● **Goal of the exercise**: Where the string "code" occurs in the material below, report the whole line.

Start of Records for the exercise

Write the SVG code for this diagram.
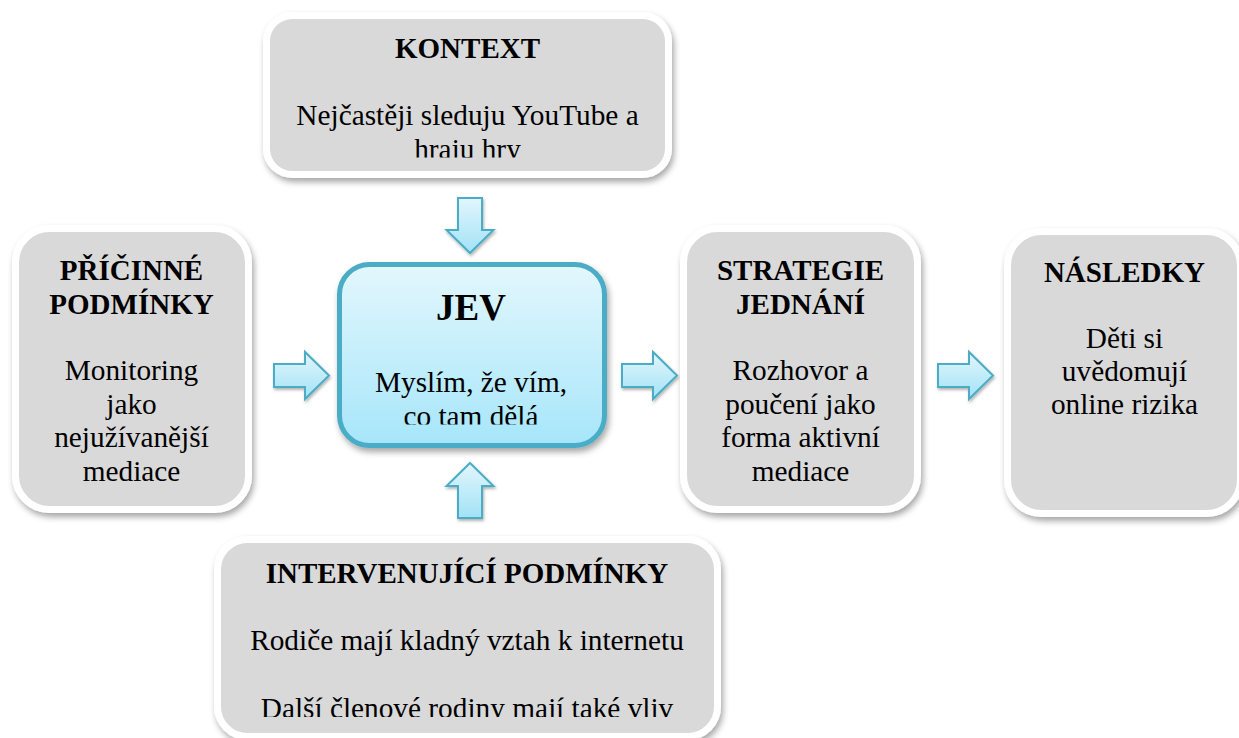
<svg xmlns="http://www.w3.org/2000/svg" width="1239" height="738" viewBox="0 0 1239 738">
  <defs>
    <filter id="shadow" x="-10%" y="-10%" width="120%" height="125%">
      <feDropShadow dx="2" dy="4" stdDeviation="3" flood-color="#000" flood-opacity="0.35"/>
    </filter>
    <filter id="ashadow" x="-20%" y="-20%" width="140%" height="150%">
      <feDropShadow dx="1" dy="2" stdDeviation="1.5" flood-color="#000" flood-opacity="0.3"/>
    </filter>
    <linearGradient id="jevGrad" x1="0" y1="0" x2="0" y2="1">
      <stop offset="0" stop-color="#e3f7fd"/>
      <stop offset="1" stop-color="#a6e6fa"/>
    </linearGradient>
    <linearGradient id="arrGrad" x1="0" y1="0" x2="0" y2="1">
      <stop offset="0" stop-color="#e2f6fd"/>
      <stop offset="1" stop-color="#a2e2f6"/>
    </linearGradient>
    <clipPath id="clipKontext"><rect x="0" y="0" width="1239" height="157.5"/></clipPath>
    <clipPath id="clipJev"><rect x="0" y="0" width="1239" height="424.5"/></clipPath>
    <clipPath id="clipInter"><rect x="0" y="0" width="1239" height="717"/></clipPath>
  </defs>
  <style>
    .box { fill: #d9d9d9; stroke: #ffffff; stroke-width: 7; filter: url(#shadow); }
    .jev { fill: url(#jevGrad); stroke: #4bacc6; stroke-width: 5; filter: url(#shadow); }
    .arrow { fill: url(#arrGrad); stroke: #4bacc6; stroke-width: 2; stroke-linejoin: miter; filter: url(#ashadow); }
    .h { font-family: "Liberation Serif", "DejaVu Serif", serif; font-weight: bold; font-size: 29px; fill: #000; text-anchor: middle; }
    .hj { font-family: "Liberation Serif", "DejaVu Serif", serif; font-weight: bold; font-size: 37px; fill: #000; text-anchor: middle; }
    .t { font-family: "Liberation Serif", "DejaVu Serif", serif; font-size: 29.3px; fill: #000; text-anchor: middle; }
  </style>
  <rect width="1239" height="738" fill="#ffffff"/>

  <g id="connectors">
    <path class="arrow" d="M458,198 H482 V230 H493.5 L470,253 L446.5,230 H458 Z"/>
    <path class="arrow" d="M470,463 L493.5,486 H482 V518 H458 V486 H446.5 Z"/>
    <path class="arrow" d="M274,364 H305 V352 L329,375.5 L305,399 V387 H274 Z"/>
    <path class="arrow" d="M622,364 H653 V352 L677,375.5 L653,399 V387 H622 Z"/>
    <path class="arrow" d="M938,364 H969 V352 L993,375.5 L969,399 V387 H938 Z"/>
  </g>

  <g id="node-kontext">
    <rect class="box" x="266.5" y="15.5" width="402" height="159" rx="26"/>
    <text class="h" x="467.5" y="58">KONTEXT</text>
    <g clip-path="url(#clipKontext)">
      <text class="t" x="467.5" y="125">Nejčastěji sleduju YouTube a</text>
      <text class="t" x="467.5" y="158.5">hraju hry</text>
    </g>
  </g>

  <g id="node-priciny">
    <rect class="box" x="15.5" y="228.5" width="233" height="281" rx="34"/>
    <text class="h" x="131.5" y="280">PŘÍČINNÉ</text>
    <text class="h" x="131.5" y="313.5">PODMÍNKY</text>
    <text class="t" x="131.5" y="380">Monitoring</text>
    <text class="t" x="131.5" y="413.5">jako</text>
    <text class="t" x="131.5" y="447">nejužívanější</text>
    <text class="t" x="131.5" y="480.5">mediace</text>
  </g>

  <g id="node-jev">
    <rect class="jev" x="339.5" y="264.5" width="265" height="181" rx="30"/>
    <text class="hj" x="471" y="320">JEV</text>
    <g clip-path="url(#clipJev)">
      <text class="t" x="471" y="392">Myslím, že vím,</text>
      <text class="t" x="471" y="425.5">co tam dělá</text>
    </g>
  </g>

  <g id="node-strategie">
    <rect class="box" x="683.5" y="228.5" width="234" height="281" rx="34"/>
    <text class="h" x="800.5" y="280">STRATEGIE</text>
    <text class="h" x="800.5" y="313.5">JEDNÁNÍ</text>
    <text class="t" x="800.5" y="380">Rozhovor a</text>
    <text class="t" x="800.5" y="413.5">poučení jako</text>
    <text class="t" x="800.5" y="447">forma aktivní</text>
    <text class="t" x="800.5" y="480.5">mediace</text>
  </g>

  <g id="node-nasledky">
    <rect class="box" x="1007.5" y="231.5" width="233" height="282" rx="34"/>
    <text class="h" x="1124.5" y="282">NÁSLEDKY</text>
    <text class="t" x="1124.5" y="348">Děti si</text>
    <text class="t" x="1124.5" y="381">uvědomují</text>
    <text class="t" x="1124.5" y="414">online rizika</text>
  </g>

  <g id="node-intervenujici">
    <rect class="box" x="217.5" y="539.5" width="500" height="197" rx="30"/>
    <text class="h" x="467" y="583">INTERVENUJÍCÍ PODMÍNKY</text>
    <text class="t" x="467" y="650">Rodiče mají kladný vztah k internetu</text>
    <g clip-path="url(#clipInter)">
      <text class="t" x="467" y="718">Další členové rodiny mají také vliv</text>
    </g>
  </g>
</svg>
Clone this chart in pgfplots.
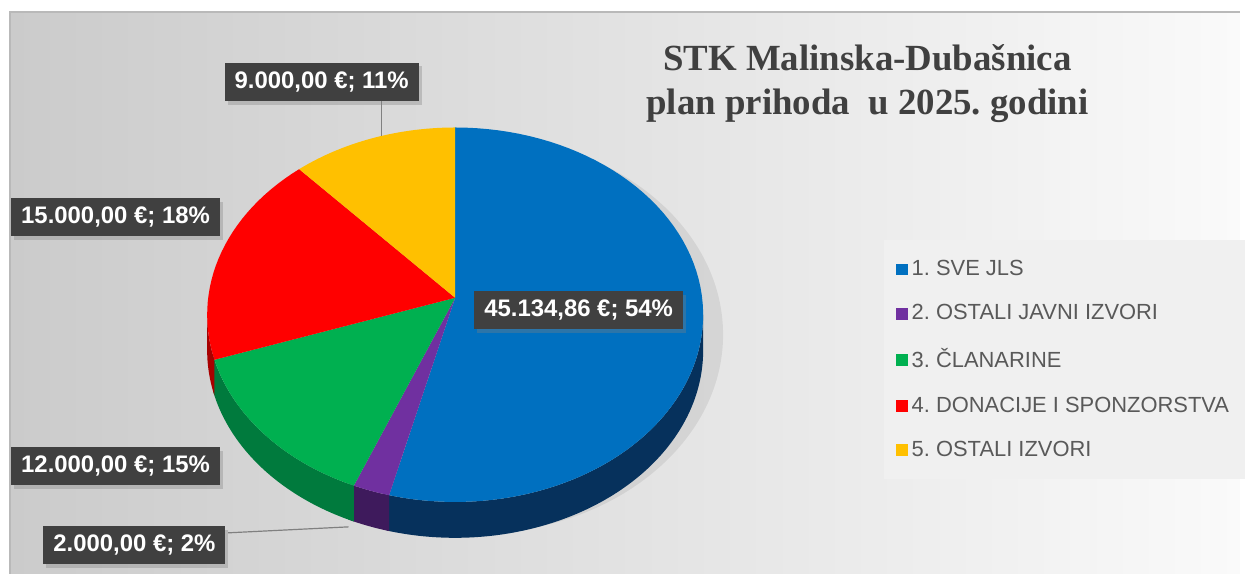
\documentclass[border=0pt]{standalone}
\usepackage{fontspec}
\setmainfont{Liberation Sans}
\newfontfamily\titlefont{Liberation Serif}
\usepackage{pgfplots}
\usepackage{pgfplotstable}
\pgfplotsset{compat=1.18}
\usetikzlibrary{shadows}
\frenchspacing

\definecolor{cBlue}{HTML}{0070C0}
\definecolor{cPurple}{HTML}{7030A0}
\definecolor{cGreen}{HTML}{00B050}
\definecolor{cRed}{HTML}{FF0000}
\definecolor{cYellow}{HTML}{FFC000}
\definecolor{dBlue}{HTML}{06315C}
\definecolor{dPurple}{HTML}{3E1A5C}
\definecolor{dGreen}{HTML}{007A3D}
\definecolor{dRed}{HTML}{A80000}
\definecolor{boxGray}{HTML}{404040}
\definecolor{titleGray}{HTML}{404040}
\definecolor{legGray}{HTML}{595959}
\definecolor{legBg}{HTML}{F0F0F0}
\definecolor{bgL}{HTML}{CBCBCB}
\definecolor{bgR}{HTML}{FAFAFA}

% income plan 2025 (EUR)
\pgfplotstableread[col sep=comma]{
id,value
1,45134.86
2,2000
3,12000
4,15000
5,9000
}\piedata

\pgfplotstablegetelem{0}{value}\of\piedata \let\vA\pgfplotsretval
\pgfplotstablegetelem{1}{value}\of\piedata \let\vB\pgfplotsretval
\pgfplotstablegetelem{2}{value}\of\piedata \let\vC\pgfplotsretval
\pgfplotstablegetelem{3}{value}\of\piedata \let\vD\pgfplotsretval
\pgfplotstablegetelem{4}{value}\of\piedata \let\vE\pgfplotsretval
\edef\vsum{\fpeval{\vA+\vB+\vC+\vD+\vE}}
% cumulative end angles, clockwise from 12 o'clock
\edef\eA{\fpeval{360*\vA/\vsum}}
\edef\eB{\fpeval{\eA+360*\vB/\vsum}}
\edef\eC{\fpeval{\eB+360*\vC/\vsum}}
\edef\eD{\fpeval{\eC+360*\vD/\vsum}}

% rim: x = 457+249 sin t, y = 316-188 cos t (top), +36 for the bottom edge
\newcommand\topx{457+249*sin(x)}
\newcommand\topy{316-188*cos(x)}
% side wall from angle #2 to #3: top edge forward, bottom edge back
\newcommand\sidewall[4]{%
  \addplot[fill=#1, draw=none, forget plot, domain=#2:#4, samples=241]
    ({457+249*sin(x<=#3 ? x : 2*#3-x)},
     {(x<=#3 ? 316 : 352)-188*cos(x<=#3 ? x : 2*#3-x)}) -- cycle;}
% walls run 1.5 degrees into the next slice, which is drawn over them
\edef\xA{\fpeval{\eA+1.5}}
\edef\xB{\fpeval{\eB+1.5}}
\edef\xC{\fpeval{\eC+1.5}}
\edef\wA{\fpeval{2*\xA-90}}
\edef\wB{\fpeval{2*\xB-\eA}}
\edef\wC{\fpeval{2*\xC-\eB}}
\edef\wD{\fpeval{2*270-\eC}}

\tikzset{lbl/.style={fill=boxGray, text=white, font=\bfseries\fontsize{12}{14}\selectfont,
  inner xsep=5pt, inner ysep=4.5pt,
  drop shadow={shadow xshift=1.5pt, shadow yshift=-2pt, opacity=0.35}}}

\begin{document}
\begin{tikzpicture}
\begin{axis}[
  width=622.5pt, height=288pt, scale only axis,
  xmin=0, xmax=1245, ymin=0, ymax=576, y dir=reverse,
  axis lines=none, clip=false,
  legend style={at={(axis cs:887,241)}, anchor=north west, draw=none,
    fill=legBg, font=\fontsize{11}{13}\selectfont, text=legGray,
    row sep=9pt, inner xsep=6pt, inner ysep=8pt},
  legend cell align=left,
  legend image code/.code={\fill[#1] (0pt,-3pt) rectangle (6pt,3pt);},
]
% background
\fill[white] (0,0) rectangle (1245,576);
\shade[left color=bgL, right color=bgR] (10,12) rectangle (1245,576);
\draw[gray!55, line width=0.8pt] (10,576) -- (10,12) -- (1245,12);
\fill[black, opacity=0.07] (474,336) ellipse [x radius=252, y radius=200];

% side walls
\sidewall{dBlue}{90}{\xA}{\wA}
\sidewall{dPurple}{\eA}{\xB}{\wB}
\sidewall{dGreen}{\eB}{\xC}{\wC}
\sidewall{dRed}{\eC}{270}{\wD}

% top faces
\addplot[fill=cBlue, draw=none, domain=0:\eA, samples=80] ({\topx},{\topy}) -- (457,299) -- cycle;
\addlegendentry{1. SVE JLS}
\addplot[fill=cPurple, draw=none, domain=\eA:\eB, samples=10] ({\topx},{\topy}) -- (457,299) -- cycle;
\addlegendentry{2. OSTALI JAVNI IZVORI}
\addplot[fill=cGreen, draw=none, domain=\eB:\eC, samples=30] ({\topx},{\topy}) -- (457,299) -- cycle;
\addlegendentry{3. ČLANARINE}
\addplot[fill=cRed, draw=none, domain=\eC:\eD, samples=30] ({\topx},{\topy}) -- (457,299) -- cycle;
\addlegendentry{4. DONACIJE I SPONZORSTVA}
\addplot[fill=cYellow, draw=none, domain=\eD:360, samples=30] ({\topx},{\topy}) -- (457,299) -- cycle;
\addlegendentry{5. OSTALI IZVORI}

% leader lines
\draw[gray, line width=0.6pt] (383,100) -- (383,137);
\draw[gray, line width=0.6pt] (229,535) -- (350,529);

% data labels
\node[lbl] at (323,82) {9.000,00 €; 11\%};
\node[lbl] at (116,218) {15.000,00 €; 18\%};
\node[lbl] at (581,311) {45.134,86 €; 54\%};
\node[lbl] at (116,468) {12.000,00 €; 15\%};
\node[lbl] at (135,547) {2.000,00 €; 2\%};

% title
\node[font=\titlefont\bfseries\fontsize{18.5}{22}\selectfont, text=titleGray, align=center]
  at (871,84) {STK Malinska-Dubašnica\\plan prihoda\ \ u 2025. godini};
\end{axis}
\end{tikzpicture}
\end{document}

End of Records for the exercise

● **Expected answer**:
Write the SVG code for this diagram.
  legend image code/.code={\fill[#1] (0pt,-3pt) rectangle (6pt,3pt);},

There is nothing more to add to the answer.